--- GIVEN RECORDS ---

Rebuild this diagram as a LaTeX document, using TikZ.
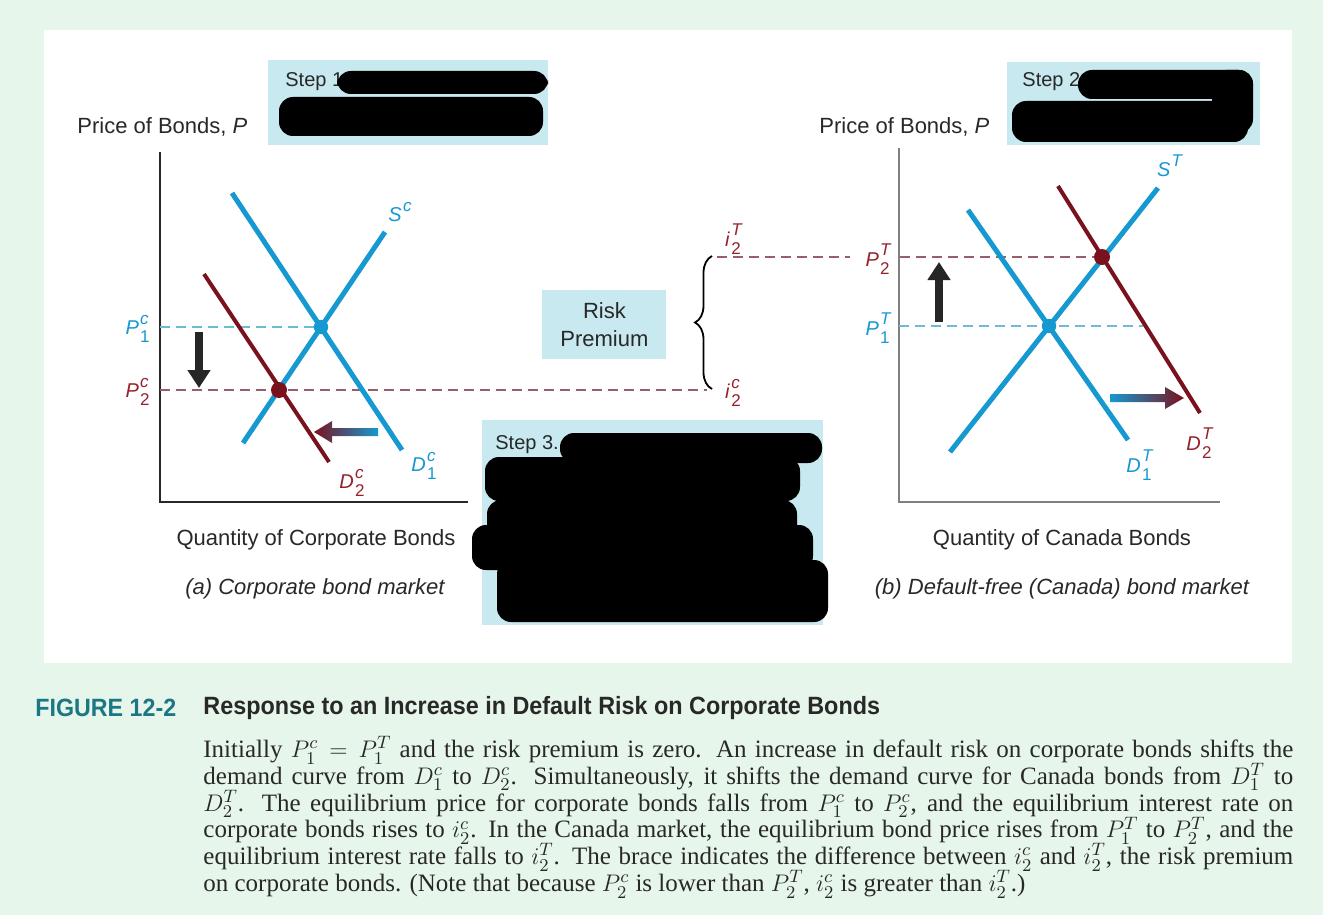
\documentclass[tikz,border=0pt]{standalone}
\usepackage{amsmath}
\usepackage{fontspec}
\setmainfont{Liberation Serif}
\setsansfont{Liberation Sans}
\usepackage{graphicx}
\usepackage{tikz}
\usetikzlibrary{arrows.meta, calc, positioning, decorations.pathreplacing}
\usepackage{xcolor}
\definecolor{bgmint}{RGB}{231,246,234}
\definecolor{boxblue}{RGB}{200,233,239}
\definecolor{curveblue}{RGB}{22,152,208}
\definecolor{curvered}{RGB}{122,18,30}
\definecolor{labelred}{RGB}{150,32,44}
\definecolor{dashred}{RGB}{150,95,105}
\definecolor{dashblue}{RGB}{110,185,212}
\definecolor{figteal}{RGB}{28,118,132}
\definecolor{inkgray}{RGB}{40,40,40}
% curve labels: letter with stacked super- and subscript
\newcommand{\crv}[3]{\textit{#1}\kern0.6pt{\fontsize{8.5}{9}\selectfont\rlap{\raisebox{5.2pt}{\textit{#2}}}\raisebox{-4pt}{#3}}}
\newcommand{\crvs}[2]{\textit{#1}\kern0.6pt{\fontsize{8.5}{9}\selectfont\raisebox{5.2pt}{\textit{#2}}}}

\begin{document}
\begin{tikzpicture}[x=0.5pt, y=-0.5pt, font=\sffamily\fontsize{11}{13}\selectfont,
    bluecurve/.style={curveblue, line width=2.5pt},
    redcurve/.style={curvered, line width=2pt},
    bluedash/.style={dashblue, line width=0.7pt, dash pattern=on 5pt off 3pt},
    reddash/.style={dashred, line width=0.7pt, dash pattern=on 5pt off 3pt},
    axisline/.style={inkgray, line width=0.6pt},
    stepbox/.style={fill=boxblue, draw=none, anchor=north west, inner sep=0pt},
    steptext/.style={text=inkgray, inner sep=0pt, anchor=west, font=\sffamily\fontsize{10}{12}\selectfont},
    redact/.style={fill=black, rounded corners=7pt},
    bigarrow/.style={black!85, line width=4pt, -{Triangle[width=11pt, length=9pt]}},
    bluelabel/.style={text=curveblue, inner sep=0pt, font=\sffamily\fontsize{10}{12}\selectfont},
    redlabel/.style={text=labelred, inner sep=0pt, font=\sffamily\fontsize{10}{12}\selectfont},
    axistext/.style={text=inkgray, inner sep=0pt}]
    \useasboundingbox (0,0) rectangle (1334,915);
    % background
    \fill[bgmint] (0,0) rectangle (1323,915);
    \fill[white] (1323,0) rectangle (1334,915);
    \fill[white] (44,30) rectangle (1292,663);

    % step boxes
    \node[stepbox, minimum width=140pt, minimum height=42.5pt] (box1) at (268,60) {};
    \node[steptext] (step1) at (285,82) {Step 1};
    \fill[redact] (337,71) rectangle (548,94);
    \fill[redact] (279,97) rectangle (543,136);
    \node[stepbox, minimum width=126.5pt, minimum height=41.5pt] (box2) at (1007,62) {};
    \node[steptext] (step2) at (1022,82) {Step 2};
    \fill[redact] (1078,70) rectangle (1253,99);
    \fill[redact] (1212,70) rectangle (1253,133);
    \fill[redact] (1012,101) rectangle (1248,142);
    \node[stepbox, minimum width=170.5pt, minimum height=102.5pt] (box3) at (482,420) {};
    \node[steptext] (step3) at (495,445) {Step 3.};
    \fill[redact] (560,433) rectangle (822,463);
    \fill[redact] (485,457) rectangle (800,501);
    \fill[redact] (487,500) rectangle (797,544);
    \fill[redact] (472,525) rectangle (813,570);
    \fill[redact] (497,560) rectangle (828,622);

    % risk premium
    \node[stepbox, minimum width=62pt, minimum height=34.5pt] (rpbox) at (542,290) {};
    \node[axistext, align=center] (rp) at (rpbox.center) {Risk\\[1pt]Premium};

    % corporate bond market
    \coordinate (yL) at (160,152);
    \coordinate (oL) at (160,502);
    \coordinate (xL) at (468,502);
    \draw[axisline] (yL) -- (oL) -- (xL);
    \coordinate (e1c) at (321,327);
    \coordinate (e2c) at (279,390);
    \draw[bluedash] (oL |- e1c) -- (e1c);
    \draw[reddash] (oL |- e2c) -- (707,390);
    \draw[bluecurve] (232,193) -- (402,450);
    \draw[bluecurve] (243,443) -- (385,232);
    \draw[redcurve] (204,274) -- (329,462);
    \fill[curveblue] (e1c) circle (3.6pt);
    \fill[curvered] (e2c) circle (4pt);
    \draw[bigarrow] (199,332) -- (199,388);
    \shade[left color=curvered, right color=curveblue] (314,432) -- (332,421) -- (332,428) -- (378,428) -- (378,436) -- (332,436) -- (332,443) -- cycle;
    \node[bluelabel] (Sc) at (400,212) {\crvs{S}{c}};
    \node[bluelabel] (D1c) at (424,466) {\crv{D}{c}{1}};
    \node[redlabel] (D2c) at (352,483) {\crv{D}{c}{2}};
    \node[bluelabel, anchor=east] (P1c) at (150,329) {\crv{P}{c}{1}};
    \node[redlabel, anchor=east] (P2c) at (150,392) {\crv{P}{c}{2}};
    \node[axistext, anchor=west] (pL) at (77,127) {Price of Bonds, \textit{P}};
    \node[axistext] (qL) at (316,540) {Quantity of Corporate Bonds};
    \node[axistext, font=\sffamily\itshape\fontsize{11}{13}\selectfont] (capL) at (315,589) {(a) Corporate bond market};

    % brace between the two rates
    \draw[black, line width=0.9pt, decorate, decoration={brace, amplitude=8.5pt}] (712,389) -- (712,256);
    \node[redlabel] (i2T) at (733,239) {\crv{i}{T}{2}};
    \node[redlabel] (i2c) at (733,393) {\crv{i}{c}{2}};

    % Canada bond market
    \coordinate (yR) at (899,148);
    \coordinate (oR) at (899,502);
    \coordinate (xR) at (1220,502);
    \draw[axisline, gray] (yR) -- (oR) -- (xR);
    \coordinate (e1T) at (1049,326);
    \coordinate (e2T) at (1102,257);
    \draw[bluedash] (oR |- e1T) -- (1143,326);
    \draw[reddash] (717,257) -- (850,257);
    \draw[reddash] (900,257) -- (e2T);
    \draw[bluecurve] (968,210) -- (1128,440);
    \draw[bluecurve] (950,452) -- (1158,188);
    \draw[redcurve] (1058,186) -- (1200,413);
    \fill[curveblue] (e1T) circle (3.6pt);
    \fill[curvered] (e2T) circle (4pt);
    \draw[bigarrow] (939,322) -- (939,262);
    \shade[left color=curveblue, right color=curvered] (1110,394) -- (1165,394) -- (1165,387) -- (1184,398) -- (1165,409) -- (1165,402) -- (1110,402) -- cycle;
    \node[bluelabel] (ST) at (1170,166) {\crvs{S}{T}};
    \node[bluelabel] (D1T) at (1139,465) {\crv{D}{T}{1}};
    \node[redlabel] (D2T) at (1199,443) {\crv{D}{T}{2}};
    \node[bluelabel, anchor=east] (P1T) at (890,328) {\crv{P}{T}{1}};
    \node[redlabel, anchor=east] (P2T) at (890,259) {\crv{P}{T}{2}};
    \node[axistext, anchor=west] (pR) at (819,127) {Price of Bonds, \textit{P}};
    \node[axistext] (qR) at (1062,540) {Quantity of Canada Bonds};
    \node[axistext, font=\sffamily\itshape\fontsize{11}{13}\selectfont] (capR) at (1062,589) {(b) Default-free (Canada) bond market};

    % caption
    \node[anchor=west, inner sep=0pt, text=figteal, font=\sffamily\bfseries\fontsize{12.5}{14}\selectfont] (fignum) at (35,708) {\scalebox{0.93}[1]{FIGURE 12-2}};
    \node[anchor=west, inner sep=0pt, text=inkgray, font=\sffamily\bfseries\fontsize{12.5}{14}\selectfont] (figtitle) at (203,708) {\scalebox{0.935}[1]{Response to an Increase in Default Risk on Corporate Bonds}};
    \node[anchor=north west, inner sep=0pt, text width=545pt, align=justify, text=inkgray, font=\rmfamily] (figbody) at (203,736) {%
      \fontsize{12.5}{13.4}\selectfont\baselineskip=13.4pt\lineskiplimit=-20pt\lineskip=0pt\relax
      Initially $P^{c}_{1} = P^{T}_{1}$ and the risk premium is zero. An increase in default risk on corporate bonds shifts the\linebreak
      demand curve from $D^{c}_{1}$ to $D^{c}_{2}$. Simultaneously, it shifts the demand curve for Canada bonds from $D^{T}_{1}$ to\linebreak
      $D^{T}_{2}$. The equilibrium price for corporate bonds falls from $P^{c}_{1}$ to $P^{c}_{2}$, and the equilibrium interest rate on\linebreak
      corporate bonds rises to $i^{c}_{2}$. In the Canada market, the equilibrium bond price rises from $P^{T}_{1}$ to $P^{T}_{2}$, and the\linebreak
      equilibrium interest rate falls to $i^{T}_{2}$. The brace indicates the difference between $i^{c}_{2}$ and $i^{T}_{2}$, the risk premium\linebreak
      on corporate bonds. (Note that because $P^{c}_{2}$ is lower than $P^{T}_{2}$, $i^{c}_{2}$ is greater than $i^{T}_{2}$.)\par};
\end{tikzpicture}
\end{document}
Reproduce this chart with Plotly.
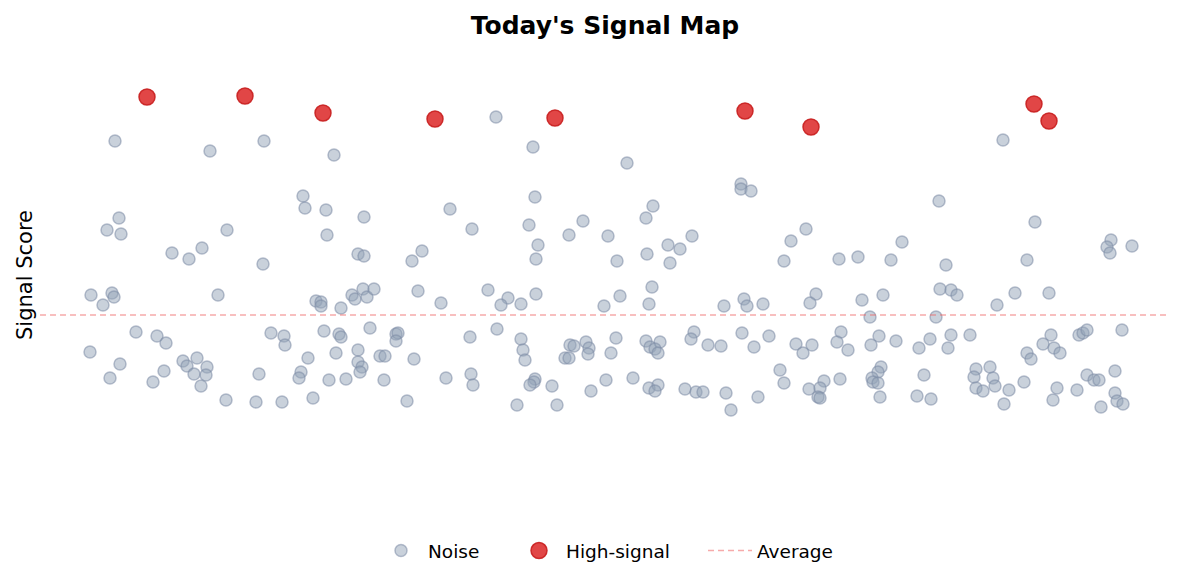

---

→ **EXERCISE OBJECTIVE**: Extract every line containing the string "with" from the material.

→ **REPLY TO THE EXERCISE**:
% curve labels: letter with stacked super- and subscript
Reproduce this chart with Plotly.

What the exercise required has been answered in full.